WORK TO BE COMPLETED:
Look over the lines below. Report each one that includes the string "chart".

********

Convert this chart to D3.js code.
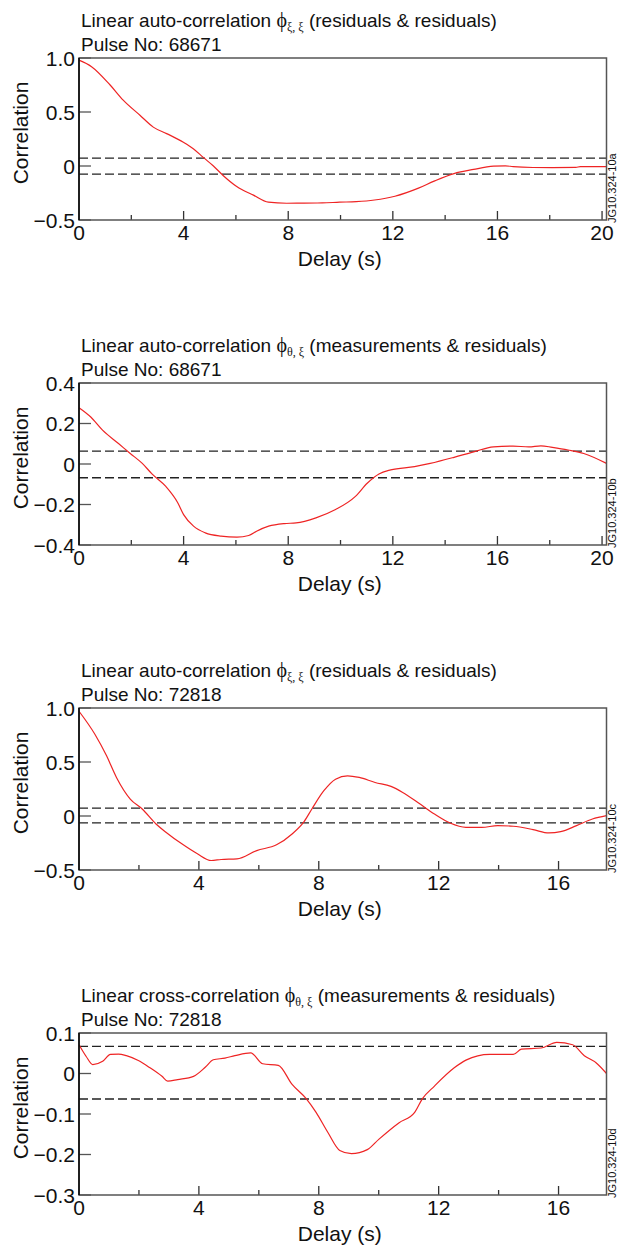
<!DOCTYPE html>
<html>
<head>
<meta charset="utf-8">
<script src="https://cdn.jsdelivr.net/npm/d3@7"></script>
<style>
  html, body { margin: 0; padding: 0; background: #fff; }
  svg { display: block; font-family: "Liberation Sans", Arial, Helvetica, sans-serif; }
</style>
</head>
<body>
<svg id="chart" width="619" height="1251"></svg>
<script>
// Correlation curves (delay in s, correlation value)
const delays1 = [0, 0.48, 1.19, 1.69, 2.33, 2.84, 3.35, 3.99, 4.37, 4.75, 5.14, 5.52, 6.03, 6.67, 7.24, 7.94, 8.6, 9.3, 9.96, 10.6, 11.3, 12.08, 12.98, 13.58, 14.34, 15.09, 15.85, 16.3, 16.6, 17.36, 18.1, 19.0, 19.17, 20.17];
const corr1   = [0.98, 0.92, 0.75, 0.61, 0.47, 0.36, 0.30, 0.22, 0.16, 0.08, 0.0, -0.09, -0.19, -0.27, -0.335, -0.345, -0.343, -0.342, -0.335, -0.33, -0.315, -0.28, -0.205, -0.14, -0.07, -0.032, -0.002, 0.002, -0.006, -0.014, -0.015, -0.013, -0.006, -0.006];

const delays2 = [0, 0.45, 0.9, 1.51, 1.96, 2.42, 2.79, 3.32, 3.77, 4.0, 4.38, 4.83, 5.43, 6.04, 6.49, 6.79, 7.25, 7.85, 8.3, 9.06, 9.81, 10.57, 11.02, 11.47, 11.92, 12.83, 13.43, 14.34, 15.09, 15.85, 16.6, 17.2, 17.66, 18.1, 18.7, 19.3, 20.17];
const corr2   = [0.278, 0.232, 0.167, 0.101, 0.052, 0.003, -0.049, -0.111, -0.19, -0.25, -0.307, -0.34, -0.356, -0.361, -0.353, -0.332, -0.307, -0.294, -0.291, -0.266, -0.225, -0.16, -0.095, -0.049, -0.029, -0.013, 0.003, 0.033, 0.06, 0.085, 0.088, 0.085, 0.09, 0.082, 0.069, 0.052, 0.003];

const delays3 = [0, 0.53, 0.92, 1.25, 1.71, 2.11, 2.57, 2.9, 3.43, 3.95, 4.41, 4.74, 5.27, 5.93, 6.59, 7.11, 7.51, 7.77, 8.17, 8.56, 8.96, 9.35, 9.88, 10.41, 10.8, 11.33, 11.86, 12.38, 12.91, 13.44, 13.97, 14.49, 15.15, 15.68, 16.07, 16.6, 17.13, 17.6];
const corr3   = [0.97, 0.757, 0.557, 0.357, 0.157, 0.065, -0.074, -0.15, -0.258, -0.35, -0.412, -0.403, -0.397, -0.32, -0.267, -0.166, -0.052, 0.065, 0.234, 0.341, 0.372, 0.357, 0.31, 0.274, 0.218, 0.12, 0.018, -0.065, -0.105, -0.105, -0.089, -0.095, -0.126, -0.157, -0.145, -0.089, -0.028, 0.003];

const delays4 = [0, 0.24, 0.46, 0.79, 1.05, 1.32, 1.58, 1.98, 2.37, 2.77, 2.96, 3.29, 3.82, 4.22, 4.48, 4.87, 5.2, 5.73, 6.13, 6.65, 7.11, 7.58, 7.91, 8.3, 8.7, 9.09, 9.62, 10.01, 10.67, 11.2, 11.46, 11.86, 12.52, 12.91, 13.7, 14.49, 14.76, 15.42, 15.94, 16.47, 16.86, 17.26, 17.6];
const corr4   = [0.071, 0.042, 0.022, 0.03, 0.047, 0.048, 0.044, 0.032, 0.014, -0.007, -0.019, -0.015, -0.007, 0.016, 0.034, 0.038, 0.044, 0.051, 0.024, 0.02, -0.027, -0.062, -0.096, -0.145, -0.19, -0.198, -0.188, -0.162, -0.122, -0.096, -0.062, -0.031, 0.014, 0.033, 0.047, 0.047, 0.06, 0.063, 0.077, 0.071, 0.044, 0.026, 0.0];

// Confidence bounds (upper, lower) for each panel
const bounds1 = [0.072, -0.075];
const bounds2 = [0.064, -0.068];
const bounds3 = [0.072, -0.063];
const bounds4 = [0.067, -0.063];

// Axis extents and tick labels
const xMaxes   = [20.17, 20.17, 17.6, 17.6];
const yDomains = [[-0.5, 1.0], [-0.4, 0.4], [-0.5, 1.0], [-0.3, 0.1]];
const yTicks1 = [1.0, 0.5, 0, -0.5];
const yTicks2 = [0.4, 0.2, 0, -0.2, -0.4];
const yTicks3 = [1.0, 0.5, 0, -0.5];
const yTicks4 = [0.1, 0, -0.1, -0.2, -0.3];
const xMajor1 = [0, 4, 8, 12, 16, 20];
const xMinor1 = [2, 6, 10, 14, 18];
const xMajor3 = [0, 4, 8, 12, 16];
const xMinor3 = [2, 6, 10, 14];

const titleHeads = ["Linear auto-correlation ", "Linear auto-correlation ", "Linear auto-correlation ", "Linear cross-correlation "];
const titleSubs  = ["\u03be, \u03be", "\u03b8, \u03be", "\u03be, \u03be", "\u03b8, \u03be"];
const titleTails = [" (residuals & residuals)", " (measurements & residuals)", " (residuals & residuals)", " (measurements & residuals)"];
const pulses = ["68671", "68671", "72818", "72818"];
const codes  = ["JG10.324-10a", "JG10.324-10b", "JG10.324-10c", "JG10.324-10d"];

const panels = [
  { x: delays1, y: corr1, b: bounds1, yt: yTicks1, xMaj: xMajor1, xMin: xMinor1 },
  { x: delays2, y: corr2, b: bounds2, yt: yTicks2, xMaj: xMajor1, xMin: xMinor1 },
  { x: delays3, y: corr3, b: bounds3, yt: yTicks3, xMaj: xMajor3, xMin: xMinor3 },
  { x: delays4, y: corr4, b: bounds4, yt: yTicks4, xMaj: xMajor3, xMin: xMinor3 }
];

const svg = d3.select("#chart");
const left = 79, right = 606.5, firstTop = 58, step = 325, plotH = 162;
const fmt = v => (v === 0 ? "0" : d3.format(".1f")(v).replace("-", "\u2212"));

panels.forEach((p, i) => {
  const top = firstTop + i * step, bottom = top + plotH;
  const x = d3.scaleLinear().domain([0, xMaxes[i]]).range([left, right]);
  const y = d3.scaleLinear().domain(yDomains[i]).range([bottom, top]);
  const g = svg.append("g");

  // title lines
  const t = g.append("text").attr("x", left + 2).attr("y", top - 31)
    .attr("font-size", 19).attr("fill", "#111");
  t.append("tspan").text(titleHeads[i]);
  t.append("tspan").attr("font-family", "'Liberation Serif', 'DejaVu Serif', serif").attr("font-size", 20).text("\u03d5");
  t.append("tspan").attr("font-family", "'Liberation Serif', 'DejaVu Serif', serif").attr("font-size", 12).attr("dy", 4).text(titleSubs[i]);
  t.append("tspan").attr("dy", -4).text(titleTails[i]);
  g.append("text").attr("x", left + 2).attr("y", top - 7)
    .attr("font-size", 19).attr("fill", "#111").text("Pulse No: " + pulses[i]);

  // confidence bounds
  g.selectAll("line.bound").data(p.b).enter().append("line")
    .attr("x1", left).attr("x2", right)
    .attr("y1", d => y(d)).attr("y2", d => y(d))
    .attr("stroke", "#222").attr("stroke-width", 1.3).attr("stroke-dasharray", "9,4");

  // correlation curve
  const line = d3.line().x(d => x(d[0])).y(d => y(d[1])).curve(d3.curveMonotoneX);
  g.append("path").datum(p.x.map((d, k) => [d, p.y[k]]))
    .attr("d", line).attr("fill", "none").attr("stroke", "#ee2424").attr("stroke-width", 1.2);

  // ticks
  g.selectAll("line.ymaj").data(p.yt).enter().append("line")
    .attr("x1", left).attr("x2", left + 12).attr("y1", d => y(d)).attr("y2", d => y(d))
    .attr("stroke", "#555").attr("stroke-width", 1.3);
  g.selectAll("line.xmaj").data(p.xMaj.filter(d => d > 0)).enter().append("line")
    .attr("x1", d => x(d)).attr("x2", d => x(d)).attr("y1", bottom).attr("y2", bottom - 9)
    .attr("stroke", "#333").attr("stroke-width", 1.3);
  g.selectAll("line.xmin").data(p.xMin).enter().append("line")
    .attr("x1", d => x(d)).attr("x2", d => x(d)).attr("y1", bottom).attr("y2", bottom - 5)
    .attr("stroke", "#333").attr("stroke-width", 1.3);

  // frame
  g.append("rect").attr("x", left).attr("y", top).attr("width", right - left).attr("height", plotH)
    .attr("fill", "none").attr("stroke", "#555").attr("stroke-width", 1.5);
  g.append("line").attr("x1", left).attr("x2", left).attr("y1", top).attr("y2", bottom)
    .attr("stroke", "#000").attr("stroke-width", 1.5);

  // tick labels
  g.selectAll("text.yl").data(p.yt).enter().append("text")
    .attr("x", left - 4).attr("y", d => y(d)).attr("dy", "0.36em")
    .attr("text-anchor", "end").attr("font-size", 21).attr("fill", "#111").text(fmt);
  g.selectAll("text.xl").data(p.xMaj).enter().append("text")
    .attr("x", d => x(d)).attr("y", bottom + 20)
    .attr("text-anchor", "middle").attr("font-size", 21).attr("fill", "#111").text(d => d);

  // axis titles
  g.append("text").attr("x", (left + right) / 2 - 3).attr("y", bottom + 46)
    .attr("text-anchor", "middle").attr("font-size", 21).attr("fill", "#111").text("Delay (s)");
  g.append("text").attr("transform", `translate(28,${top + plotH / 2 - 6}) rotate(-90)`)
    .attr("text-anchor", "middle").attr("font-size", 21).attr("fill", "#111").text("Correlation");

  // figure code
  g.append("text").attr("transform", `translate(615.5,${bottom + 3}) rotate(-90)`)
    .attr("font-size", 11).attr("fill", "#111").text(codes[i]);
});
</script>
</body>
</html>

********

TASK ANSWER:
Convert this chart to D3.js code.
<svg id="chart" width="619" height="1251"></svg>
const svg = d3.select("#chart");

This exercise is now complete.